Last year at this time, the Sarasota Music Festival’s future looked bleak. Money and music were waning, and the odds of having another season were dim. Then, the Jay and Becky Kaiserman Foundation came along with the financial support, and Robert Levin brought us a conductor named Larry Rachleff. Against all odds, the festival is now stronger and better than it’s ever been.
If Saturday evening’s concert at the Opera House is any indication of the future, Sarasota now has one of the finest festivals for teaching and performing in the country.
Saturday’s all-Beethoven program featured an almost all-student orchestra — and these kids were spectacular. They began by showcasing 18-year-old violinist Holly Jenkins in the sweetly tender “Romance” No. 1 in G. This Oberlin sophomore showed great poise, technique and a lovely singing tone that bodes well for a future career.

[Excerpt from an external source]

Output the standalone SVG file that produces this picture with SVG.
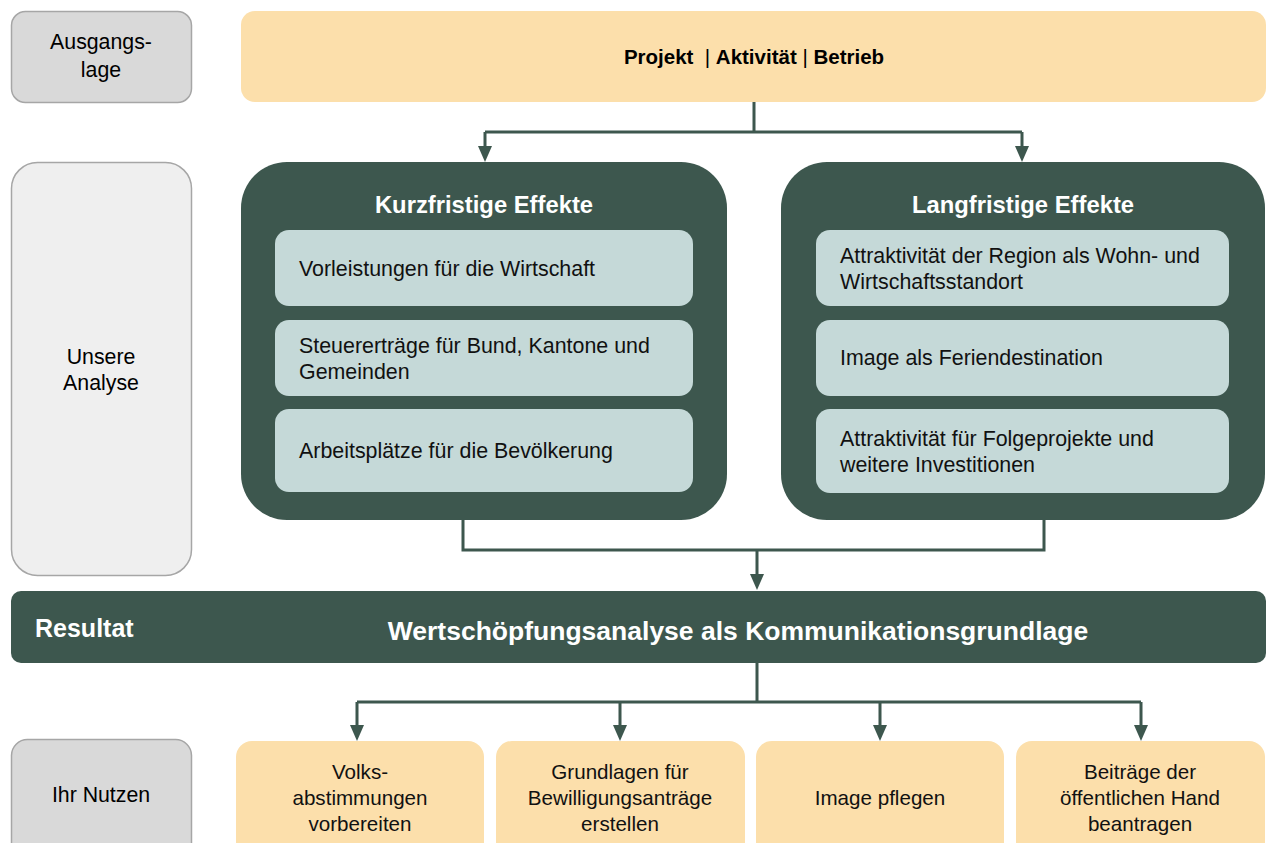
<svg xmlns="http://www.w3.org/2000/svg" width="1272" height="843" viewBox="0 0 1272 843">
<defs>
<style>
text{font-family:"Liberation Sans",Arial,sans-serif;}
.side{fill:#d9d9d9;stroke:#a6a6a6;stroke-width:1.5;}
.sideL{fill:#efefef;stroke:#a6a6a6;stroke-width:1.5;}
.st{font-size:21.3px;fill:#000;text-anchor:middle;}
.yel{fill:#fcdfab;}
.dark{fill:#3d574e;}
.inner{fill:#c5d9d8;}
.it{font-size:21.4px;fill:#111;}
.hd{font-size:23.8px;font-weight:bold;fill:#fff;text-anchor:middle;}
.bt{font-size:20.6px;fill:#111;text-anchor:middle;}
.con{fill:none;stroke:#3d574e;stroke-width:3;}
</style>
</defs>
<rect width="1272" height="843" fill="#fff"/>

<g id="connectors">
<path class="con" d="M754,102 V132 M485,132 H1022"/>
<path class="con" d="M485,132 V147"/>
<path class="con" d="M1022,132 V147"/>
<path d="M478,146 L492,146 L485,162 Z" fill="#3d574e"/>
<path d="M1015,146 L1029,146 L1022,162 Z" fill="#3d574e"/>
<path class="con" d="M463,520 V550 H1044 V520 M757,550 V575"/>
<path d="M750,574 L764,574 L757,590 Z" fill="#3d574e"/>
<path class="con" d="M757,663 V702 M357,702 H1141 M357,702 V726 M620,702 V726 M880,702 V726 M1141,702 V726"/>
<path d="M350,725 L364,725 L357,741 Z" fill="#3d574e"/>
<path d="M613,725 L627,725 L620,741 Z" fill="#3d574e"/>
<path d="M873,725 L887,725 L880,741 Z" fill="#3d574e"/>
<path d="M1134,725 L1148,725 L1141,741 Z" fill="#3d574e"/>
</g>

<g id="ausgangslage">
<rect class="side" x="11.5" y="11.5" width="180" height="91" rx="14"/>
<text class="st" x="101" y="49">Ausgangs-</text>
<text class="st" x="101" y="77">lage</text>
</g>

<g id="projekt">
<rect class="yel" x="241" y="11" width="1025" height="91" rx="14"/>
<text x="754" y="64" xml:space="preserve" style="font-size:20.5px;text-anchor:middle;fill:#000"><tspan font-weight="bold">Projekt</tspan>  | <tspan font-weight="bold">Aktivität</tspan> | <tspan font-weight="bold">Betrieb</tspan></text>
</g>

<g id="analyse">
<rect class="sideL" x="11.5" y="162.5" width="180" height="413" rx="26"/>
<text class="st" x="101" y="364">Unsere</text>
<text class="st" x="101" y="390">Analyse</text>
</g>

<g id="kurzfristig">
<rect class="dark" x="241" y="162" width="486" height="358" rx="46"/>
<text class="hd" x="484" y="213">Kurzfristige Effekte</text>
<rect class="inner" x="275" y="230" width="418" height="76" rx="14"/>
<text class="it" x="299" y="276">Vorleistungen für die Wirtschaft</text>
<rect class="inner" x="275" y="320" width="418" height="76" rx="14"/>
<text class="it" x="299" y="353">Steuererträge für Bund, Kantone und</text>
<text class="it" x="299" y="379">Gemeinden</text>
<rect class="inner" x="275" y="409" width="418" height="83" rx="14"/>
<text class="it" x="299" y="458">Arbeitsplätze für die Bevölkerung</text>
</g>

<g id="langfristig">
<rect class="dark" x="781" y="162" width="484" height="358" rx="46"/>
<text class="hd" x="1023" y="213">Langfristige Effekte</text>
<rect class="inner" x="816" y="230" width="413" height="76" rx="14"/>
<text class="it" x="840" y="263">Attraktivität der Region als Wohn- und</text>
<text class="it" x="840" y="289">Wirtschaftsstandort</text>
<rect class="inner" x="816" y="320" width="413" height="76" rx="14"/>
<text class="it" x="840" y="365">Image als Feriendestination</text>
<rect class="inner" x="816" y="409" width="413" height="84" rx="14"/>
<text class="it" x="840" y="446">Attraktivität für Folgeprojekte und</text>
<text class="it" x="840" y="472">weitere Investitionen</text>
</g>

<g id="resultat">
<rect class="dark" x="11" y="591" width="1255" height="72" rx="10"/>
<text x="35" y="637" style="font-size:25px;font-weight:bold;fill:#fff">Resultat</text>
<text x="738" y="640" style="font-size:26.5px;font-weight:bold;fill:#fff;text-anchor:middle">Wertschöpfungsanalyse als Kommunikationsgrundlage</text>
</g>

<g id="nutzen">
<rect class="side" x="11.5" y="739.5" width="180" height="120" rx="16"/>
<text class="st" x="101" y="802">Ihr Nutzen</text>
</g>

<g id="n1">
<rect class="yel" x="236" y="741" width="248" height="120" rx="16"/>
<text class="bt" x="360" y="779">Volks-</text>
<text class="bt" x="360" y="805">abstimmungen</text>
<text class="bt" x="360" y="831">vorbereiten</text>
</g>
<g id="n2">
<rect class="yel" x="496" y="741" width="249" height="120" rx="16"/>
<text class="bt" x="620" y="779">Grundlagen für</text>
<text class="bt" x="620" y="805">Bewilligungsanträge</text>
<text class="bt" x="620" y="831">erstellen</text>
</g>
<g id="n3">
<rect class="yel" x="756" y="741" width="248" height="120" rx="16"/>
<text class="bt" x="880" y="805">Image pflegen</text>
</g>
<g id="n4">
<rect class="yel" x="1016" y="741" width="249" height="120" rx="16"/>
<text class="bt" x="1140" y="779">Beiträge der</text>
<text class="bt" x="1140" y="805">öffentlichen Hand</text>
<text class="bt" x="1140" y="831">beantragen</text>
</g>
</svg>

Artistic Director Robert Levin then took the spotlight with a beautifully shaped, lyrical and passionate rendering of the “Emperor” Concerto. Levin was at his best in this elegantly fiery piano-and-orchestral duet. This man is musical from the top of his head down to his purple socks. He, Rachleff and the orchestra were partners in such sublime music making that it was our socks they knocked off.
But the real showstopper of the evening was the Beethoven Symphony No. 7. Rachleff has been working with major orchestras, but he’s spent a great deal of his time with young musicians. And he drew from these instrumentalists one of the finest performances of this work I can remember. It was an aural tribute to shape, color and edge-of-your-seat, breathless music making. He doesn’t beat time; he contours the music, building crescendos, shaping phrases and molding the sound like musical clay.
He made me wish I could write the way he conducts. Rachleff is an inspiration, and it’s people like him and Levin, with the great young talents we’re hearing, who are the future of this festival.